* BEGIN Record list *

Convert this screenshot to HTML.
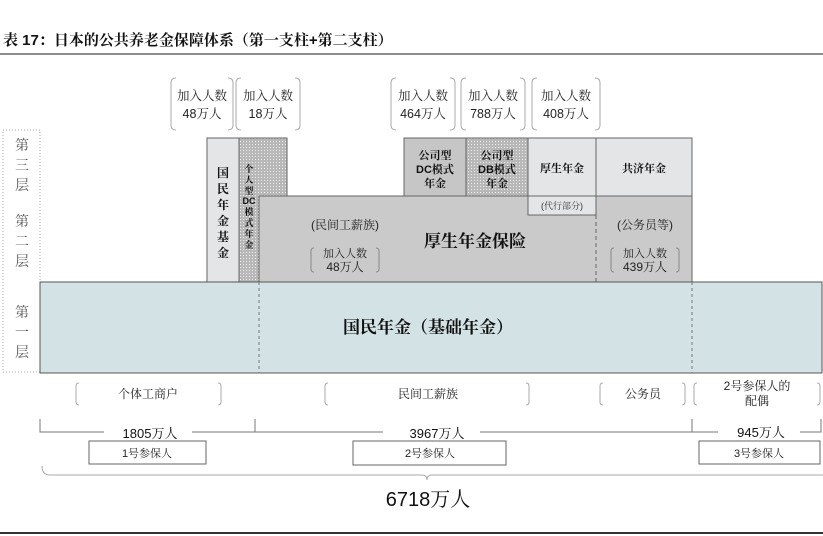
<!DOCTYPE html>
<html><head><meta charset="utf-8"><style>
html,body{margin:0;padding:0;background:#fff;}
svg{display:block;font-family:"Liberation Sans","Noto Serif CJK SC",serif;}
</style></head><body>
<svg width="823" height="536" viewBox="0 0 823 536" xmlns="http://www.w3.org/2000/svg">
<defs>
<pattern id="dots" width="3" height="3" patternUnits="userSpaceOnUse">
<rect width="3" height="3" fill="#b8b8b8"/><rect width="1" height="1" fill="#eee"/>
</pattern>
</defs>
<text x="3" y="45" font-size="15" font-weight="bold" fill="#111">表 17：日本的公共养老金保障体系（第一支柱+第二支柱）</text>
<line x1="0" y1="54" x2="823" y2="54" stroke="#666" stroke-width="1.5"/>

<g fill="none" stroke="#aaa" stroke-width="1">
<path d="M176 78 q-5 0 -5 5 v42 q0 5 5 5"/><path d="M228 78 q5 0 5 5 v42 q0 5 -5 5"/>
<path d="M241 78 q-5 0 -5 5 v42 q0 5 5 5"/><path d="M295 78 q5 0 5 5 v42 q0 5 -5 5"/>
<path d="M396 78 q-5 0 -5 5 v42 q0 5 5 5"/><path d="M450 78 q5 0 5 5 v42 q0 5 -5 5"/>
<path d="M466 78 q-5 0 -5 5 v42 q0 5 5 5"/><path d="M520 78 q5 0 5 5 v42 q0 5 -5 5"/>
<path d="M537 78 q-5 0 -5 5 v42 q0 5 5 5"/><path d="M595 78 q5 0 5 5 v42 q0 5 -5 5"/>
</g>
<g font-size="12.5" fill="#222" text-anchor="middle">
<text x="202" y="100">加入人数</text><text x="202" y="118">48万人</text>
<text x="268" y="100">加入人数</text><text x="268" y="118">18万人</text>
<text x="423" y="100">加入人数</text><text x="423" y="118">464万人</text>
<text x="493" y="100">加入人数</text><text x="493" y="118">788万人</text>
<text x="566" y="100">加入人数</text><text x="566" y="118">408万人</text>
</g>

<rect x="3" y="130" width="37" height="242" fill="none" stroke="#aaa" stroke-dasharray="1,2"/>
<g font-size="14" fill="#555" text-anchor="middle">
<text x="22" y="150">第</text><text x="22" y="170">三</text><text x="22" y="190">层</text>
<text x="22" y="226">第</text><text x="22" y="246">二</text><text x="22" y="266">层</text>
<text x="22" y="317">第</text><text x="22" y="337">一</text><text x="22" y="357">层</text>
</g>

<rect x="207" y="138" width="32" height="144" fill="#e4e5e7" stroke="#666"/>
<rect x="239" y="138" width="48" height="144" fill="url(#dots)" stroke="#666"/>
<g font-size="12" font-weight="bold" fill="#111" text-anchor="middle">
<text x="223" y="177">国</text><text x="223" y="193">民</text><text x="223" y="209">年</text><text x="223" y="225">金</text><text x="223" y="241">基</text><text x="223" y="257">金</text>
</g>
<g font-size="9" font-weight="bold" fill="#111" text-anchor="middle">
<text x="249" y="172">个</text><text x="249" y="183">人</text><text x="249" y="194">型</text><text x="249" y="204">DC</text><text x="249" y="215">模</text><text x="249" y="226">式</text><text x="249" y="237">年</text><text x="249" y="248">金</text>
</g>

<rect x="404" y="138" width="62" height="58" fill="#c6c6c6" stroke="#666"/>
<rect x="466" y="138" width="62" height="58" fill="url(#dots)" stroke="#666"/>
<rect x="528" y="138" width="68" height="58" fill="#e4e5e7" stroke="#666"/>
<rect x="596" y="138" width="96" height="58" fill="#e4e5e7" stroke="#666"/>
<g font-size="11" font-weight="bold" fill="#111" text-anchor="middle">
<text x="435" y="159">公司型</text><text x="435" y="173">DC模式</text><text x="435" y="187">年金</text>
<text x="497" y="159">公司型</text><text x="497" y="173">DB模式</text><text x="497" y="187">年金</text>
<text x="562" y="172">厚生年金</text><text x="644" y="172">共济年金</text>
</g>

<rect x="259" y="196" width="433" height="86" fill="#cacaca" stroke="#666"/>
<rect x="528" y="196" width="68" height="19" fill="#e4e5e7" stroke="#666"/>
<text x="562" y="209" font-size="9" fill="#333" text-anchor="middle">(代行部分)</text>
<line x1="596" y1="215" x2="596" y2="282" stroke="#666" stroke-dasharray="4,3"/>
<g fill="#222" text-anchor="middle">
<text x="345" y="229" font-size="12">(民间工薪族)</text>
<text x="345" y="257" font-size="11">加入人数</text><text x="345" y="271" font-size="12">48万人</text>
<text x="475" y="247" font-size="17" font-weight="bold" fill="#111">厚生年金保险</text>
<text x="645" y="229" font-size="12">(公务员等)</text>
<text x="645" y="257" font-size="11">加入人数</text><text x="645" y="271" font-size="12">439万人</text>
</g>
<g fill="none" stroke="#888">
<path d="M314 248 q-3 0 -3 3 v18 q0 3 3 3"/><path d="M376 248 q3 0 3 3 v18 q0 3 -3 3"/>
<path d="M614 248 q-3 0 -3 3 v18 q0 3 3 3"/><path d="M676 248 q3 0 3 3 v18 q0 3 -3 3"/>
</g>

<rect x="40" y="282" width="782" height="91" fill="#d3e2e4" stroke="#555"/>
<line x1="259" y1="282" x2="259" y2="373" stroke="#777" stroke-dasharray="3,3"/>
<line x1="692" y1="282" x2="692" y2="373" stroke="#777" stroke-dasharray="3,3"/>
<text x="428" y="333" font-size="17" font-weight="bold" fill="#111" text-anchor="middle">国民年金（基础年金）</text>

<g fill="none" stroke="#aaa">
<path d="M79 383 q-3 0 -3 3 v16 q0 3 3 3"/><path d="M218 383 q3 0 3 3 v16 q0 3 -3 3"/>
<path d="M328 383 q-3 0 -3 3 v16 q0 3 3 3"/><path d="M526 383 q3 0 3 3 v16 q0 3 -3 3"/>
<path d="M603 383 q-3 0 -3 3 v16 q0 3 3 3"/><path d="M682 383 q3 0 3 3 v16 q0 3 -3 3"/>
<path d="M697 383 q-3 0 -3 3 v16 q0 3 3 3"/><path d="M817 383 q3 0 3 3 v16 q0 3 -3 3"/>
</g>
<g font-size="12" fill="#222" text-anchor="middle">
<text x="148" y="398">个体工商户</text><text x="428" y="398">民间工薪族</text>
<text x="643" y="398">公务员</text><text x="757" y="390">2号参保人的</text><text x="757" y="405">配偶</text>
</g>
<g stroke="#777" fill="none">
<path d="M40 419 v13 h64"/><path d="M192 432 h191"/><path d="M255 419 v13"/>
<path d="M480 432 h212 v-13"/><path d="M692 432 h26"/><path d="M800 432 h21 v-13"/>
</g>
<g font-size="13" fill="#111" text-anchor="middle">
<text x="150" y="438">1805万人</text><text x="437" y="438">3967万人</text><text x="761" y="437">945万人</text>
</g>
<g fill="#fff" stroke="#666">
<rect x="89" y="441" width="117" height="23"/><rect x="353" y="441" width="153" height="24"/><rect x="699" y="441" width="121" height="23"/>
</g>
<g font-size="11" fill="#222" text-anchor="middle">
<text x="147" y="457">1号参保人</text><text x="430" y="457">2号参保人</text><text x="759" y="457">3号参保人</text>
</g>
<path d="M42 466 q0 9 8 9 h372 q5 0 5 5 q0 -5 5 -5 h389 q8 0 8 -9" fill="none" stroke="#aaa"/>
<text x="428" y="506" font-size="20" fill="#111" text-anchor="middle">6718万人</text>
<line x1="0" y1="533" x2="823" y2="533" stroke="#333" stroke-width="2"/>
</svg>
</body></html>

* END Record list *
* BEGIN Record list *

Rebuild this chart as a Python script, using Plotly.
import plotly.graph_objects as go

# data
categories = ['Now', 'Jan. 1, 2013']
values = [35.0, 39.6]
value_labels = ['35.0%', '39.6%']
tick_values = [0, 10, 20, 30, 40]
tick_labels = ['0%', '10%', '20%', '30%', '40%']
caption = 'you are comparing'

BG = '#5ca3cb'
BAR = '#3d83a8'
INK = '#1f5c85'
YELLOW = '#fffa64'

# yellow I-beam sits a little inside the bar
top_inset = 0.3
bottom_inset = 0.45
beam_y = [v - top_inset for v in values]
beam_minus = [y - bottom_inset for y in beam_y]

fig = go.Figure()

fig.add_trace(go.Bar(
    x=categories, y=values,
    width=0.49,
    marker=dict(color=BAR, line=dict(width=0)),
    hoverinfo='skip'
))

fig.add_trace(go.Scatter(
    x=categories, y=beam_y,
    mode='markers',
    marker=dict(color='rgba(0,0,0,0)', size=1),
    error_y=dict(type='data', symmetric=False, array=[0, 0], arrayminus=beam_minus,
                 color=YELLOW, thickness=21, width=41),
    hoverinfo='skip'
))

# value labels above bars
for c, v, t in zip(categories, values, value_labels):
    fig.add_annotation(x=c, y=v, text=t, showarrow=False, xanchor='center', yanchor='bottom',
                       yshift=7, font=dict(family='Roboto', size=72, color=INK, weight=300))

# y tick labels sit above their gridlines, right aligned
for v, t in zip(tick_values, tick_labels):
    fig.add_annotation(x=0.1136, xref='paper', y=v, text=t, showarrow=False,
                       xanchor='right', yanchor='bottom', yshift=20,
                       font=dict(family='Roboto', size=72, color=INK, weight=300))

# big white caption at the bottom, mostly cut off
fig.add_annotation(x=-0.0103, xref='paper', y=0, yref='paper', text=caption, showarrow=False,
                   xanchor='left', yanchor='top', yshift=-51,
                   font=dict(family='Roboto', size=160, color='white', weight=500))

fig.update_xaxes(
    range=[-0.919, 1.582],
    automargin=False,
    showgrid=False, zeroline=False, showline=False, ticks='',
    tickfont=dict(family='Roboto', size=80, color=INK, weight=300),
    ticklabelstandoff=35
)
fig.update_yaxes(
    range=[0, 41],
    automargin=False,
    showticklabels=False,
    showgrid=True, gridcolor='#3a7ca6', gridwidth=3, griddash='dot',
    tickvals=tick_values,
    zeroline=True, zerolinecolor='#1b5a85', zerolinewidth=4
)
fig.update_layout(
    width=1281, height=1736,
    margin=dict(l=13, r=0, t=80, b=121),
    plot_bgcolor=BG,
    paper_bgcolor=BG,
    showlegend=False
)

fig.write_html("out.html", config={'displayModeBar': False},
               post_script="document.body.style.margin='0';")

* END Record list *
* BEGIN Record list *

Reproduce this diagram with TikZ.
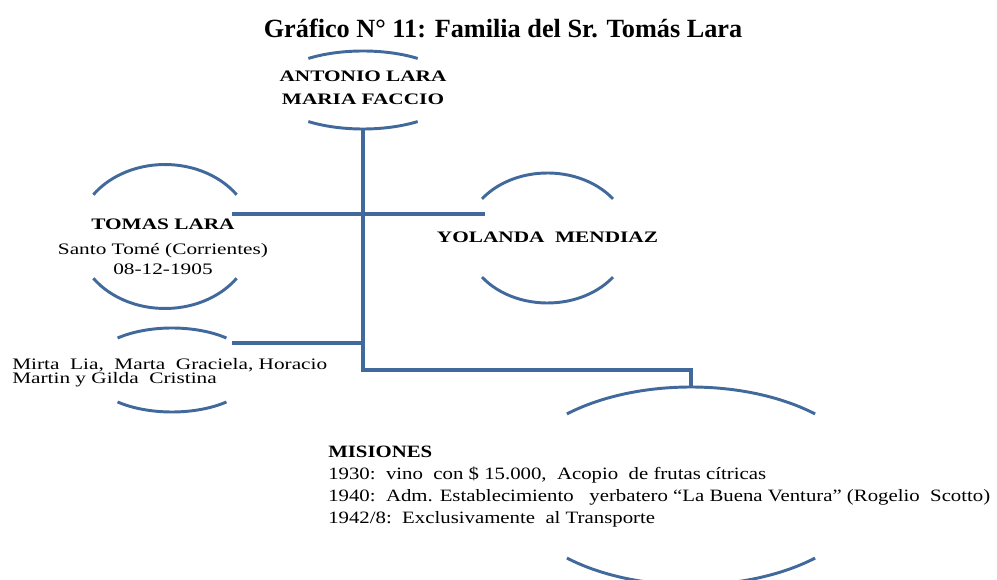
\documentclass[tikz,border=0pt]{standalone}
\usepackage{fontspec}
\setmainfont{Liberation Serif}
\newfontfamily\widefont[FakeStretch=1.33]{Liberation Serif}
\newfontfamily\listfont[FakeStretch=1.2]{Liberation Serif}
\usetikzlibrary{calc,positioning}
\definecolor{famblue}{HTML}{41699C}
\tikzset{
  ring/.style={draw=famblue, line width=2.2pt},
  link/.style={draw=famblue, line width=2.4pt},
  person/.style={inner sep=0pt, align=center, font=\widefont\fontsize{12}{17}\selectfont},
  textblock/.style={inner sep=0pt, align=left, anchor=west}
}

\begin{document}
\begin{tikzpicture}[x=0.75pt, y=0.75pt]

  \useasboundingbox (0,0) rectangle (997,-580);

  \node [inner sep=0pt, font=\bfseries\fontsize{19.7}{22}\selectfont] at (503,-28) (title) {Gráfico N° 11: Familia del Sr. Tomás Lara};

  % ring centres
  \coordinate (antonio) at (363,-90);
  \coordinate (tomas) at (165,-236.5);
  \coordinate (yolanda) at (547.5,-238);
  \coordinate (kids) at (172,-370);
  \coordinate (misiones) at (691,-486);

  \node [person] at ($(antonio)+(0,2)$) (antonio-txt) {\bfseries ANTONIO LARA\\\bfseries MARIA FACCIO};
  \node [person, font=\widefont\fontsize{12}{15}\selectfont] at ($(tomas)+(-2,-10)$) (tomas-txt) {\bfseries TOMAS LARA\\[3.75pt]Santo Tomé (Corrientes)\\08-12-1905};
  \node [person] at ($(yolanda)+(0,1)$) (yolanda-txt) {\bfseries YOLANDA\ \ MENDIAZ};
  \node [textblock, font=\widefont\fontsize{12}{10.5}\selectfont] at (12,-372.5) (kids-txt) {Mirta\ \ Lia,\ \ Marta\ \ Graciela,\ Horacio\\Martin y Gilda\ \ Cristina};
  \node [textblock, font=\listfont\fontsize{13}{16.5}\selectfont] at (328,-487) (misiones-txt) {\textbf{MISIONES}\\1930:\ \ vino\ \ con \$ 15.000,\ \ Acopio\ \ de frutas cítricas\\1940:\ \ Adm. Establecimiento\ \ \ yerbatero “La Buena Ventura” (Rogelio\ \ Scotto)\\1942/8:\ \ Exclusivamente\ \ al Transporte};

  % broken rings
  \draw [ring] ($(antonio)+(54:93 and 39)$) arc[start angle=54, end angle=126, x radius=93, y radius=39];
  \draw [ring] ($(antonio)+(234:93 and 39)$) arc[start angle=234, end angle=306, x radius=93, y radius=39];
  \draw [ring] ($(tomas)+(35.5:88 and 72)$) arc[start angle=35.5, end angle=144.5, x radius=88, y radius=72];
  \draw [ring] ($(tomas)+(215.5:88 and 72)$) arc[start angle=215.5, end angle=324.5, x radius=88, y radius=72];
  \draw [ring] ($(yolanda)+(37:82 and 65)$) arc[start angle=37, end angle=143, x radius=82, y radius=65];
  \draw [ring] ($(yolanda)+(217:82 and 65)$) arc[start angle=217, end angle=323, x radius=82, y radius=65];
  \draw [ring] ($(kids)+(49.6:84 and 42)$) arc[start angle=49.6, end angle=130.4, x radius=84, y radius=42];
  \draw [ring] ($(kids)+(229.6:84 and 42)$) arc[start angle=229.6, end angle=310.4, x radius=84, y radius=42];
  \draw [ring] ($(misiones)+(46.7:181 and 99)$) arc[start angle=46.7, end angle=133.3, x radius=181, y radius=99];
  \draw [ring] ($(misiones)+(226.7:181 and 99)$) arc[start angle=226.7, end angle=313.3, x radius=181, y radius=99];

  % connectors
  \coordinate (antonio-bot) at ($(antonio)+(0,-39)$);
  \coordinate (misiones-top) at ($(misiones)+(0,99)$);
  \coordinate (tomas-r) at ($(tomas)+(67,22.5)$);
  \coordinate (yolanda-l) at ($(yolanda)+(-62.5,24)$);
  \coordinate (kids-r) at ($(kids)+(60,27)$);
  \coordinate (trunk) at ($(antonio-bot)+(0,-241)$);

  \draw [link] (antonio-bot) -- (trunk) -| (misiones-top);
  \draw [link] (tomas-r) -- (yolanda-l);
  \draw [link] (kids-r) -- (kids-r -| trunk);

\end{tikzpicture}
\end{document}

* END Record list *

● Request: Exactly reproduce the stretch from the line with "Rebuild this chart" through the line with "import plotly.graph_objects as go", including both ends and nothing else.

● Exercise response:
Rebuild this chart as a Python script, using Plotly.
import plotly.graph_objects as go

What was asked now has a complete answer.